As much as I would theoretically like to pen another political posting I am going to refrain. In the grand scheme of things I’m far from a person of politics. That being said I am also quite passionate about how I feel. And in times like these where “my people”, the group I grew up around and have taught my kids their core values, are now somewhat my enemies? The passion doth erupteth over.
Biting my tongue has proved tricky for me. Not biting it has gotten me into trouble with a day job, with family, with a significant other, a co-worker and who knows who else. I think I will always struggle with the notion of censoring myself. I’m all about the opposite of that.
Going on about my my side of things causes division. Either you’re on board and it’s thumbs up, or your pissed at me and turned right off. Or on, but the dial points to aggression and we can’t have that.
What a time we are in though, hey? Like you haven’t heard that before. Whether you’re wound up and lost on delusion island, or confident in seeing this as it is.. the bottom line is we all just want our lives back. I think it’s safe to say even the ones that aren’t fighting are exhausted.
Lately I feel like every value I grew up with in a Christian home and in a Christian school and in Christian churches are now thrown out the window.

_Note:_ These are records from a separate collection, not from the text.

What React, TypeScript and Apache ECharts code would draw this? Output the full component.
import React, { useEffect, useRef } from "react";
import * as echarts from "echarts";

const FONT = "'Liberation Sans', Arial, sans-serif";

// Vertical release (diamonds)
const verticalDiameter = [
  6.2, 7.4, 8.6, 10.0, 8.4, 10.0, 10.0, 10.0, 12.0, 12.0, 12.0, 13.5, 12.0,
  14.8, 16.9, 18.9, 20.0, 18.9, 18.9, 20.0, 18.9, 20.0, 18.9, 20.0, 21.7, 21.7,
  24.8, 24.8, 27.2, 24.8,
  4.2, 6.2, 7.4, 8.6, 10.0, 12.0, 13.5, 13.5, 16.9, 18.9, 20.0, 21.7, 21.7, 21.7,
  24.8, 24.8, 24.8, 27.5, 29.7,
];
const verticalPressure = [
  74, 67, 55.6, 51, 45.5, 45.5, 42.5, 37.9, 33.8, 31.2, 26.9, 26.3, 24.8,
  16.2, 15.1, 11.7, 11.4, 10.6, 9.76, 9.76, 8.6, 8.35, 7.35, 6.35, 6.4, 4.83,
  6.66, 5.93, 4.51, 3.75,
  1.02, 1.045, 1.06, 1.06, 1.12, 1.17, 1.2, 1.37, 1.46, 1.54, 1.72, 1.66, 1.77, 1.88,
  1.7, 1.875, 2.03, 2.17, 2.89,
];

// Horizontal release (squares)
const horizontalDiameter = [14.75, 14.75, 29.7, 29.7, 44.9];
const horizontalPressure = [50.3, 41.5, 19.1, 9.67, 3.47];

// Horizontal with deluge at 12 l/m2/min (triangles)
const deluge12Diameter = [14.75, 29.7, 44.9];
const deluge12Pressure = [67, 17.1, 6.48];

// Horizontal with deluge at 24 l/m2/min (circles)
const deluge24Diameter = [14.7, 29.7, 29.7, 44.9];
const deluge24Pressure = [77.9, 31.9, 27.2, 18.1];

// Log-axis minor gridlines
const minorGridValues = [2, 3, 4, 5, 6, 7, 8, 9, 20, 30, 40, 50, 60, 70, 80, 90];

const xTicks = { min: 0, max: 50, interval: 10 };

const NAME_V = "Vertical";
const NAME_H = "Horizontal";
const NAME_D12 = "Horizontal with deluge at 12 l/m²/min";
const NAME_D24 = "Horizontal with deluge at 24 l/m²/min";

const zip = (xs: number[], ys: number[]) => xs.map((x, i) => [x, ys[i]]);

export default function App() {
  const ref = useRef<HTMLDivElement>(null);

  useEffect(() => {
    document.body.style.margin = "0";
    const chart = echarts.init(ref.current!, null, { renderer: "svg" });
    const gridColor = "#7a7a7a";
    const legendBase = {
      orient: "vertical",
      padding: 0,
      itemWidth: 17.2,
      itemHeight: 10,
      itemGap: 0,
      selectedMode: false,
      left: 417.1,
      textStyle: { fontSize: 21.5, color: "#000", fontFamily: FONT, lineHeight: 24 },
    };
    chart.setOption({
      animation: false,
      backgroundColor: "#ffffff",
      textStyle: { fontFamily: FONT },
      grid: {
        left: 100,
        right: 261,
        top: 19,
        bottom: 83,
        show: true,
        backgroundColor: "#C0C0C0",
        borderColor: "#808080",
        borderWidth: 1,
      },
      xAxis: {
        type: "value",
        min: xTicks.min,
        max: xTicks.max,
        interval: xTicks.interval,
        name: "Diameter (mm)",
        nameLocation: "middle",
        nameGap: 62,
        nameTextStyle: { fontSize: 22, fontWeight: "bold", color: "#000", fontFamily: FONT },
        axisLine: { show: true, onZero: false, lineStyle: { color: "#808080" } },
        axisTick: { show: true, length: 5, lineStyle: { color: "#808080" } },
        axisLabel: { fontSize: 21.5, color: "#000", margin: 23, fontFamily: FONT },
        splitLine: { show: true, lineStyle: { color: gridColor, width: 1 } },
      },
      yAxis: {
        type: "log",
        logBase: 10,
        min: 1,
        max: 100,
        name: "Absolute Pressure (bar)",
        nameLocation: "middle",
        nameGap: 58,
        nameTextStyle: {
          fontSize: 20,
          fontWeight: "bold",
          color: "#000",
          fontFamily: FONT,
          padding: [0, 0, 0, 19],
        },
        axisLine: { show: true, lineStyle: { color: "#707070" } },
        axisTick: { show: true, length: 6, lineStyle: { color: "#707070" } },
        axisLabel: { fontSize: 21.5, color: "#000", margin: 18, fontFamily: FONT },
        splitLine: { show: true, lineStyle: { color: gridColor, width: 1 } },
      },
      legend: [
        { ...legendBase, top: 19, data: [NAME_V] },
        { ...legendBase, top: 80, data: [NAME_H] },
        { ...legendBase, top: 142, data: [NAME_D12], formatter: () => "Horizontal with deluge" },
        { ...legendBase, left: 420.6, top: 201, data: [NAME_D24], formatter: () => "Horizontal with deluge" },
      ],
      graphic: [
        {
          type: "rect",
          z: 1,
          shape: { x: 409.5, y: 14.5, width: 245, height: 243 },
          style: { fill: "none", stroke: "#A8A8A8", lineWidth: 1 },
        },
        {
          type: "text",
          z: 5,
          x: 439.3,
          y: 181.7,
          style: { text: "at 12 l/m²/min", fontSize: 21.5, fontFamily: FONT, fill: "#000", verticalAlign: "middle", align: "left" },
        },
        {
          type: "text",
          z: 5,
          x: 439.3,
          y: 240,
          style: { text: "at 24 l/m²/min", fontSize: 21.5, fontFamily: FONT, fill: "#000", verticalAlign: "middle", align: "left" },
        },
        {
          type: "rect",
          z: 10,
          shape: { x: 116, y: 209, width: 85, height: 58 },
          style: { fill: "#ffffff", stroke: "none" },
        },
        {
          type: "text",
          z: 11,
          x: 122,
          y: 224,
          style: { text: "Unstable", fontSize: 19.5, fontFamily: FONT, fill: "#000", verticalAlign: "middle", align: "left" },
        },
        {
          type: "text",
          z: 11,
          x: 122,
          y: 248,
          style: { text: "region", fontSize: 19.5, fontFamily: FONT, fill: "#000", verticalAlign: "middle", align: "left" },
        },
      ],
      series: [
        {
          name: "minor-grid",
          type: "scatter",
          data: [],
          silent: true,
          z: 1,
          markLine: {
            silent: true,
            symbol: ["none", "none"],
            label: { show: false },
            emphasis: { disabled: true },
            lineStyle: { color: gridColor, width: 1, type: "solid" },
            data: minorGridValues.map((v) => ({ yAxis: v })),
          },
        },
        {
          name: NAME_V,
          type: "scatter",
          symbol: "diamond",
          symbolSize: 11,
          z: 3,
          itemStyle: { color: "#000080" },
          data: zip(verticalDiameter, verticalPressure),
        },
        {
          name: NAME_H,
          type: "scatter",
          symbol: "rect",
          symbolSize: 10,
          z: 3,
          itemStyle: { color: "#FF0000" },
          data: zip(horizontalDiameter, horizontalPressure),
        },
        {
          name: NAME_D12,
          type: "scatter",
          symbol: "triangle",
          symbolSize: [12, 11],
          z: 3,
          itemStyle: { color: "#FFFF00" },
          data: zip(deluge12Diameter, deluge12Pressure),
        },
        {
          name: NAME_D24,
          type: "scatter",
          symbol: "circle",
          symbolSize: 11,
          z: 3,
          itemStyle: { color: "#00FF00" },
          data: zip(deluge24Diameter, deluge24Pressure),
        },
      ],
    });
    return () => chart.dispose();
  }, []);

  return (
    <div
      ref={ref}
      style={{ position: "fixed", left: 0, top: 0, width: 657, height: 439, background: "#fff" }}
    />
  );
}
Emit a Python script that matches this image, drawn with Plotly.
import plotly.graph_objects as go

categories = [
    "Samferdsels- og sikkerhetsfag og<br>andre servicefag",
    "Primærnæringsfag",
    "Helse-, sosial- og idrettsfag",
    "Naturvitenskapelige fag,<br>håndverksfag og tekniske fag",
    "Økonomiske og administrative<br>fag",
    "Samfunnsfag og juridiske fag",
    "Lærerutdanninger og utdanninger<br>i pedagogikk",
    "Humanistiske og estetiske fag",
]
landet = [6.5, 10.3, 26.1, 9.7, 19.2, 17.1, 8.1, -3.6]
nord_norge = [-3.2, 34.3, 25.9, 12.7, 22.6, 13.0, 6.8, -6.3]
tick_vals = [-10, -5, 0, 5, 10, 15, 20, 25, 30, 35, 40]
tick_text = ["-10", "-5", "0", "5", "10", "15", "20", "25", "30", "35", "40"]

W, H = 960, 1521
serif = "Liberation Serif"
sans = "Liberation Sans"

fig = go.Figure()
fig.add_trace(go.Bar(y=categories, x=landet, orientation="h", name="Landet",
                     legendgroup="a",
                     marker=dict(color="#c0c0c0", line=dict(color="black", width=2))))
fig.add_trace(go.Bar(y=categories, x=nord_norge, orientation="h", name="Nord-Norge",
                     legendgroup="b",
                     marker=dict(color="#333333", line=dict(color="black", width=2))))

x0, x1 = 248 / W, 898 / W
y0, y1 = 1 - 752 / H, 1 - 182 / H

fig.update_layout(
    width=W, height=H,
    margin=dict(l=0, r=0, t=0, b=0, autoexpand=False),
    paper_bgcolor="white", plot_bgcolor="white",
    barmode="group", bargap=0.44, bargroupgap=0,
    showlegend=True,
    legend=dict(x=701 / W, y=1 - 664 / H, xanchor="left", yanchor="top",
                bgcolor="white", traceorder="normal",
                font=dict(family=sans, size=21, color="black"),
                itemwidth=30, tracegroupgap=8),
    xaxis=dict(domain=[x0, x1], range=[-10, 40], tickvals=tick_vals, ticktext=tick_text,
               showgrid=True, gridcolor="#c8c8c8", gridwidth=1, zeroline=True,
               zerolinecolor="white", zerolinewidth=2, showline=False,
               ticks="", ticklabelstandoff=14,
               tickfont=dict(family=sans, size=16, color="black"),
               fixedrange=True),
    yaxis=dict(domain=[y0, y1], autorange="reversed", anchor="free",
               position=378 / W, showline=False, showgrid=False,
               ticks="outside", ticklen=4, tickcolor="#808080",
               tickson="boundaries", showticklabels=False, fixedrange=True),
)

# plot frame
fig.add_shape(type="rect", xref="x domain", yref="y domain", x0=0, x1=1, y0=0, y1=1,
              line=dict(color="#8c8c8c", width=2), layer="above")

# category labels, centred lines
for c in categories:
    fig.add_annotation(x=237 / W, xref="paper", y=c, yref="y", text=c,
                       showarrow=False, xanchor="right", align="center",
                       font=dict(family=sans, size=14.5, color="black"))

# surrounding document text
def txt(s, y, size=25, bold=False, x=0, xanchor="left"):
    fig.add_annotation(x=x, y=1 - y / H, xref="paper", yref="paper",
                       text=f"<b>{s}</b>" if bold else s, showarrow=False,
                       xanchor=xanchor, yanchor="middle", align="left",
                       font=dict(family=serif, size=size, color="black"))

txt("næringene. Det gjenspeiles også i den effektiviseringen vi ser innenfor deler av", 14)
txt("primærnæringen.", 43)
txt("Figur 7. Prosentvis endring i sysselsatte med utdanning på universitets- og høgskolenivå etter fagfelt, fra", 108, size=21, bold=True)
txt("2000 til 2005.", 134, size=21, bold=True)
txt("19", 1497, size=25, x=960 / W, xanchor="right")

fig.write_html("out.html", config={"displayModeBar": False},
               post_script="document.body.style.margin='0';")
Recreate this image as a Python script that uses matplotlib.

At the height of this pandemic with Christians wearing the crown for looniest people on the planet, I am distancing myself greatly. For a people that the world should look to for the most important answers are being looked at with both laughter and sadness with a grand smattering of anger.
I know. I said I was going to bite my tongue and I will soon. Don’t get me wrong. I consider myself a man of God and between you and me, my walk with Him is solid. Am I renouncing Christianity? No. I am guilty by association. And no, it’s not like every last one of them has the same twisted mind set that the world is out to get them but sadly the lot is.
Picking a side shouldn’t be tragic but it is for me. The kicker is I was once like them and only because I was so inundated with that lifestyle. So for me to come out of the fog but to see so many others left in there, it tears me apart. And like so many battles I try to make it mine but it’s really not. Like you I’m just an innocent bystander with a conscience.